Charts and diagrams as code:

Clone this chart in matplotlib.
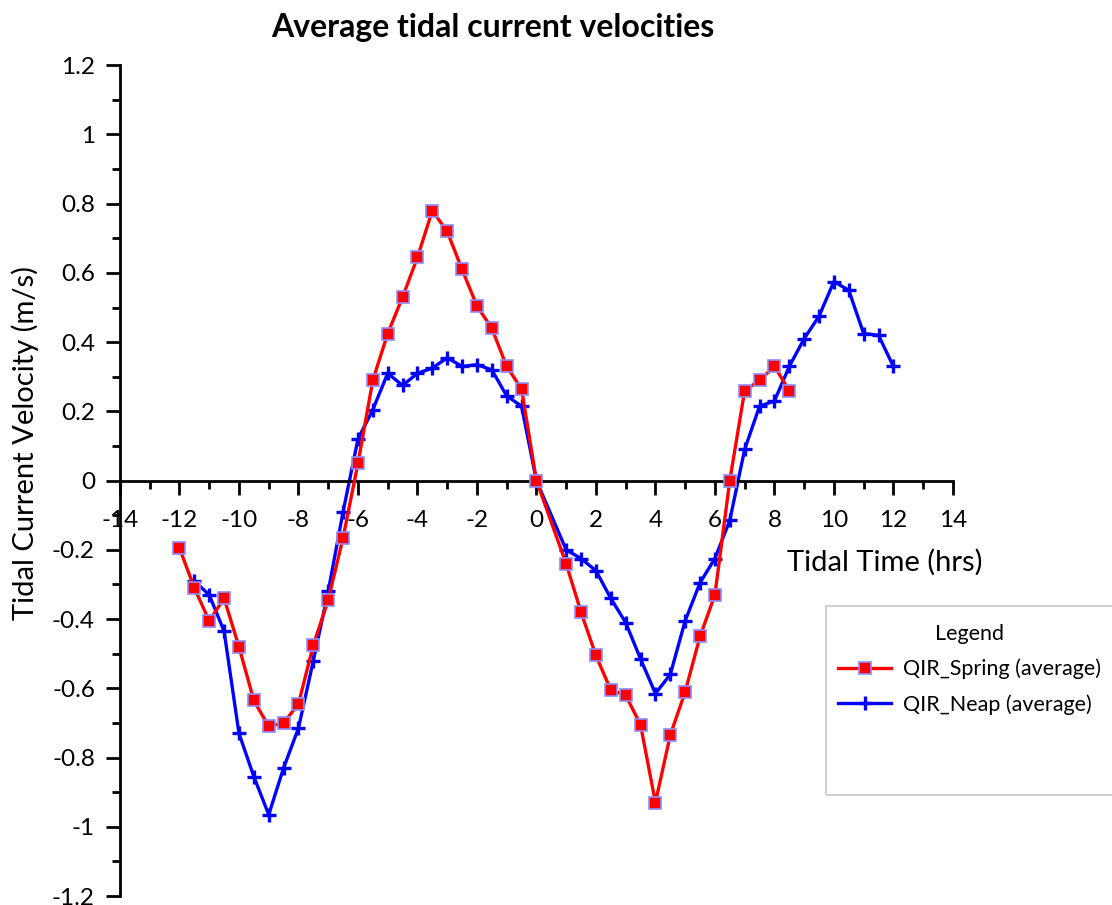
import matplotlib.pyplot as plt
import numpy as np
from matplotlib.patches import Rectangle
from matplotlib.ticker import MultipleLocator

plt.rcParams['font.family'] = ['Lato', 'DejaVu Sans']
plt.rcParams['axes.unicode_minus'] = False

# tidal time (hrs)
spring_t = [-12, -11.5, -11, -10.5, -10, -9.5, -9, -8.5, -8, -7.5, -7, -6.5, -6,
            -5.5, -5, -4.5, -4, -3.5, -3, -2.5, -2, -1.5, -1, -0.5, 0,
            1, 1.5, 2, 2.5, 3, 3.5, 4, 4.5, 5, 5.5, 6, 6.5, 7, 7.5, 8, 8.5]
spring_v = [-0.195, -0.31, -0.405, -0.34, -0.48, -0.635, -0.71, -0.70, -0.645,
            -0.475, -0.345, -0.165, 0.05, 0.29, 0.425, 0.53, 0.645, 0.78, 0.72,
            0.61, 0.505, 0.44, 0.33, 0.265, 0.0, -0.24, -0.38, -0.505, -0.605,
            -0.62, -0.705, -0.93, -0.735, -0.61, -0.45, -0.33, 0.0, 0.26, 0.29,
            0.33, 0.26]

neap_t = [-11.5, -11, -10.5, -10, -9.5, -9, -8.5, -8, -7.5, -7, -6.5, -6,
          -5.5, -5, -4.5, -4, -3.5, -3, -2.5, -2, -1.5, -1, -0.5, 0,
          1, 1.5, 2, 2.5, 3, 3.5, 4, 4.5, 5, 5.5, 6, 6.5, 7, 7.5, 8, 8.5,
          9, 9.5, 10, 10.5, 11, 11.5, 12]
neap_v = [-0.29, -0.33, -0.435, -0.73, -0.855, -0.965, -0.83, -0.715, -0.52,
          -0.32, -0.09, 0.12, 0.205, 0.31, 0.275, 0.31, 0.325, 0.355, 0.33,
          0.335, 0.32, 0.245, 0.215, 0.0, -0.2, -0.225, -0.26, -0.34, -0.41,
          -0.515, -0.615, -0.56, -0.405, -0.295, -0.225, -0.115, 0.09, 0.215,
          0.23, 0.33, 0.41, 0.475, 0.575, 0.55, 0.425, 0.42, 0.33]

y_ticks = np.arange(-1.2, 1.21, 0.2)
y_labels = ['-1.2', '-1', '-0.8', '-0.6', '-0.4', '-0.2', '0',
            '0.2', '0.4', '0.6', '0.8', '1', '1.2']

fig = plt.figure(figsize=(11.12, 9.05), dpi=100)
ax = fig.add_axes([0.1079, 0.0099, 0.749, 0.918])

ax.plot(spring_t, spring_v, color='#ff0000', lw=2.4, marker='s', markersize=8.5,
        markerfacecolor='#ff0000', markeredgecolor='#8c8cff', markeredgewidth=1.2,
        label='QIR_Spring (average)', zorder=3)
ax.plot(neap_t, neap_v, color='#0000ff', lw=2.4, marker='+', markersize=10,
        markeredgewidth=2.4, label='QIR_Neap (average)', zorder=2)

ax.set_xlim(-14, 14)
ax.set_ylim(-1.2, 1.2)
ax.spines['bottom'].set_position(('data', 0))
ax.spines['top'].set_visible(False)
ax.spines['right'].set_visible(False)
for s in ['left', 'bottom']:
    ax.spines[s].set_linewidth(2)

ax.xaxis.set_major_locator(MultipleLocator(2))
ax.xaxis.set_minor_locator(MultipleLocator(1))
ax.yaxis.set_minor_locator(MultipleLocator(0.1))
ax.set_yticks(y_ticks)
ax.set_yticklabels(y_labels)
ax.tick_params(axis='both', which='major', direction='out', length=10, width=2,
               labelsize=17.5)
ax.tick_params(axis='both', which='minor', direction='out', length=6, width=2)
ax.tick_params(axis='x', which='major', pad=11)
ax.tick_params(axis='y', which='major', pad=8)

fig.text(0.443, 0.970, 'Average tidal current velocities', ha='center', va='center',
         fontsize=23, fontweight='bold')
fig.text(0.023, 0.51, 'Tidal Current Velocity (m/s)', rotation=90,
         ha='center', va='center', fontsize=21)
fig.text(0.796, 0.379, 'Tidal Time (hrs)', ha='center', va='center', fontsize=21)

# legend frame (runs past the right edge of the figure)
fig.patches.append(Rectangle((826 / 1112, 110 / 905), 0.3, 189 / 905,
                             transform=fig.transFigure, fill=False,
                             edgecolor='#d0d0d0', lw=1.5))
leg = fig.legend(loc='upper left', bbox_to_anchor=(829 / 1112, 1 - 615 / 905),
                 borderaxespad=0, frameon=False, title='Legend', fontsize=15.5,
                 title_fontsize=15.5, handlelength=2.5, handletextpad=0.55,
                 labelspacing=0.7)
leg._legend_box.align = 'center'

fig.savefig('out.png', dpi=100)
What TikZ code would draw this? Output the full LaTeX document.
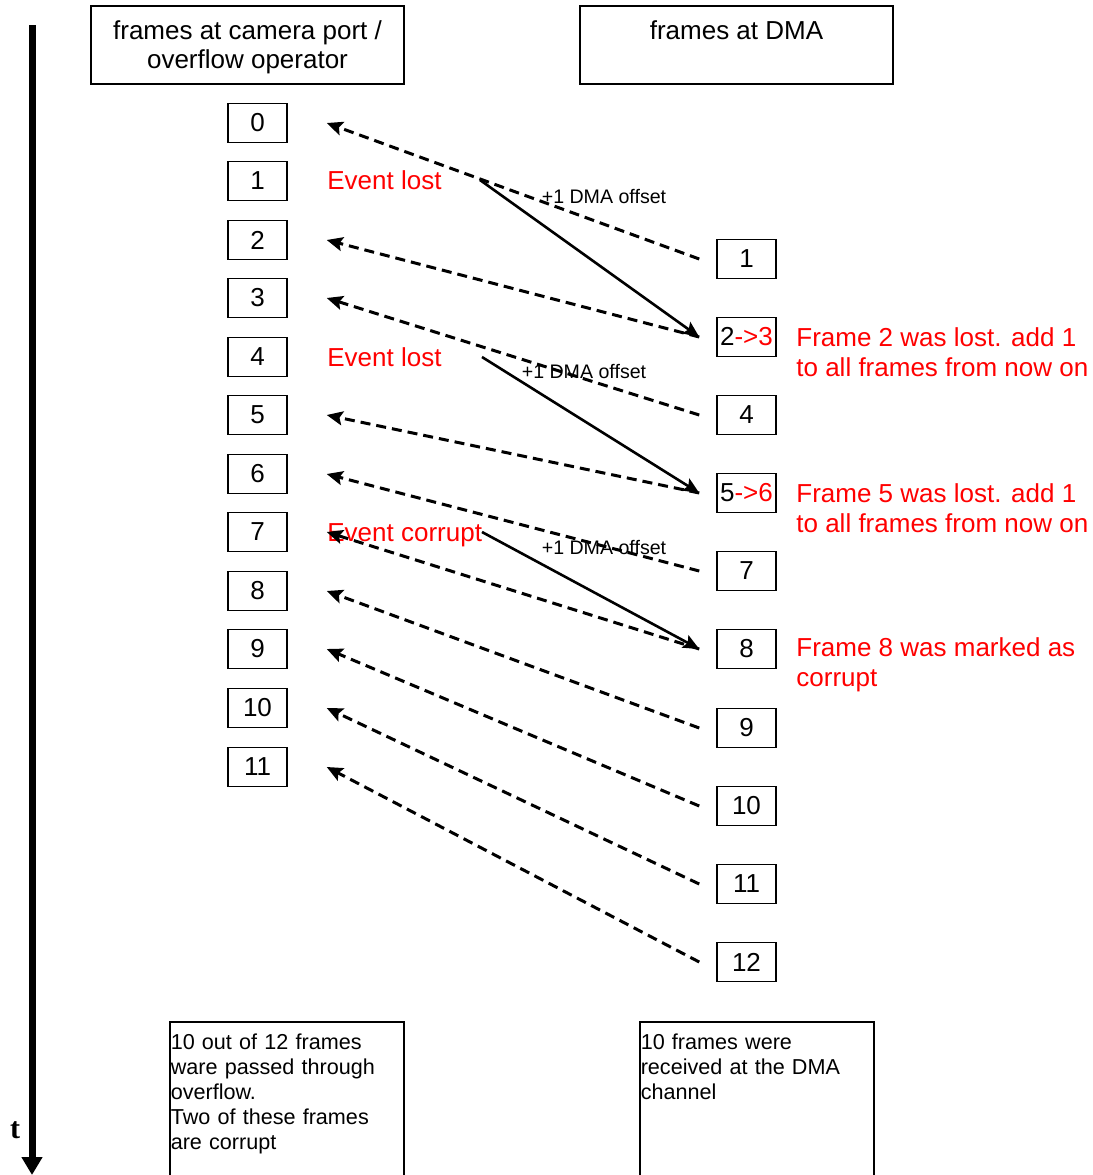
\documentclass[tikz,border=0pt]{standalone}
\usepackage{fontspec}
\setmainfont{Liberation Sans}
\newfontfamily\serifface{Liberation Serif}
\usetikzlibrary{arrows.meta}

\tikzset{
  numbox/.style={draw, line width=0.75pt, minimum width=29.5pt, minimum height=19.5pt, inner sep=0pt, font=\fontsize{13}{15}\selectfont},
  hdrbox/.style={draw, line width=0.75pt, minimum width=156.5pt, minimum height=39pt, inner sep=2pt, align=center, font=\fontsize{13}{14.5}\selectfont},
  notebox/.style={draw, line width=0.75pt, anchor=north west, inner xsep=0.5pt, inner ysep=6pt, text width=116pt, align=left, text depth=70pt, font=\fontsize{10.8}{12.5}\selectfont},
  eventtext/.style={anchor=west, inner sep=0pt, text=red, font=\fontsize{13}{15}\selectfont},
  notetext/.style={anchor=west, inner sep=0pt, text=red, align=left, font=\fontsize{13}{15}\selectfont},
  offsettext/.style={inner sep=0pt, font=\fontsize{9.8}{12}\selectfont},
  readarrow/.style={line width=1.5pt, dash pattern=on 5pt off 3pt, -{Stealth[length=8pt,width=7pt,inset=1.5pt]}},
  lostarrow/.style={line width=1.3pt, -{Stealth[length=8pt,width=7pt,inset=1.5pt]}},
  timearrow/.style={line width=3.5pt, -{Triangle[length=9pt,width=10pt]}}
}

\begin{document}
\begin{tikzpicture}[x=0.5pt,y=0.5pt,yscale=-1]
	\useasboundingbox (0,0) rectangle (1093,1175);
	% time axis
	\coordinate (tstart) at (32,25);
	\coordinate (tend) at (32,1175);
	\draw[timearrow] (tstart) -- (tend);
	\node (tlabel) at (15,1130) {\serifface\bfseries\fontsize{15}{17}\selectfont t};
	% headers
	\node[hdrbox, text height=26.5pt] (hcam) at (247.5,45) {frames at camera port /\\overflow operator};
	\node[hdrbox, text depth=14.5pt] (hdma) at (736.5,45) {frames at DMA};
	% frames at camera port
	\node[numbox] (f0) at (257.5,123) {0};
	\node[numbox] (f1) at (257.5,181) {1};
	\node[numbox] (f2) at (257.5,240) {2};
	\node[numbox] (f3) at (257.5,298) {3};
	\node[numbox] (f4) at (257.5,357) {4};
	\node[numbox] (f5) at (257.5,415) {5};
	\node[numbox] (f6) at (257.5,474) {6};
	\node[numbox] (f7) at (257.5,532) {7};
	\node[numbox] (f8) at (257.5,591) {8};
	\node[numbox] (f9) at (257.5,649) {9};
	\node[numbox] (f10) at (257.5,708) {10};
	\node[numbox] (f11) at (257.5,767) {11};
	% frames at DMA
	\node[numbox] (r1) at (746.5,259) {1};
	\node[numbox] (r2) at (746.5,337) {2\textcolor{red}{->3}};
	\node[numbox] (r4) at (746.5,415) {4};
	\node[numbox] (r5) at (746.5,493) {5\textcolor{red}{->6}};
	\node[numbox] (r7) at (746.5,571) {7};
	\node[numbox] (r8) at (746.5,649) {8};
	\node[numbox] (r9) at (746.5,728) {9};
	\node[numbox] (r10) at (746.5,806) {10};
	\node[numbox] (r11) at (746.5,884) {11};
	\node[numbox] (r12) at (746.5,962) {12};
	% events
	\node[eventtext] (lost1) at (327,180) {Event lost};
	\node[eventtext] (lost2) at (327,357) {Event lost};
	\node[eventtext] (corrupt) at (327,535) {Event corrupt};
	\node[notetext] (note2) at (796,352) {Frame 2 was lost. add 1\\to all frames from now on};
	\node[notetext] (note5) at (796,508) {Frame 5 was lost. add 1\\to all frames from now on};
	\node[notetext] (note8) at (796,665) {Frame 8 was marked as\\corrupt};
	% read back arrows
	\draw[readarrow] ([xshift=-8.5pt]r1.west) -- ([xshift=19.5pt]f0.east);
	\draw[readarrow] ([xshift=-8.5pt]r2.west) -- ([xshift=19.5pt]f2.east);
	\draw[readarrow] ([xshift=-8.5pt]r4.west) -- ([xshift=19.5pt]f3.east);
	\draw[readarrow] ([xshift=-8.5pt]r5.west) -- ([xshift=19.5pt]f5.east);
	\draw[readarrow] ([xshift=-8.5pt]r7.west) -- ([xshift=19.5pt]f6.east);
	\draw[readarrow] ([xshift=-8.5pt]r8.west) -- ([xshift=19.5pt]f7.east);
	\draw[readarrow] ([xshift=-8.5pt]r9.west) -- ([xshift=19.5pt]f8.east);
	\draw[readarrow] ([xshift=-8.5pt]r10.west) -- ([xshift=19.5pt]f9.east);
	\draw[readarrow] ([xshift=-8.5pt]r11.west) -- ([xshift=19.5pt]f10.east);
	\draw[readarrow] ([xshift=-8.5pt]r12.west) -- ([xshift=19.5pt]f11.east);
	% offset arrows
	\coordinate (s1) at (480,180);
	\coordinate (s2) at (482,357);
	\coordinate (s3) at (482,532);
	\draw[lostarrow] (s1) -- ([xshift=-8.5pt]r2.west);
	\draw[lostarrow] (s2) -- ([xshift=-8.5pt]r5.west);
	\draw[lostarrow] (s3) -- ([xshift=-8.5pt]r8.west);
	\node[offsettext] (off1) at (604,196) {+1 DMA offset};
	\node[offsettext] (off2) at (584,371) {+1 DMA offset};
	\node[offsettext] (off3) at (604,547) {+1 DMA offset};
	% summaries
	\node[notebox] (sumcam) at (169,1021) {10 out of 12 frames\\ware passed through\\overflow.\\Two of these frames\\are corrupt};
	\node[notebox] (sumdma) at (639,1021) {10 frames were\\received at the DMA\\channel};
\end{tikzpicture}
\end{document}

Objective:
State how many lines of the records above contain "this", with no words besides the number.

Response to the task:
2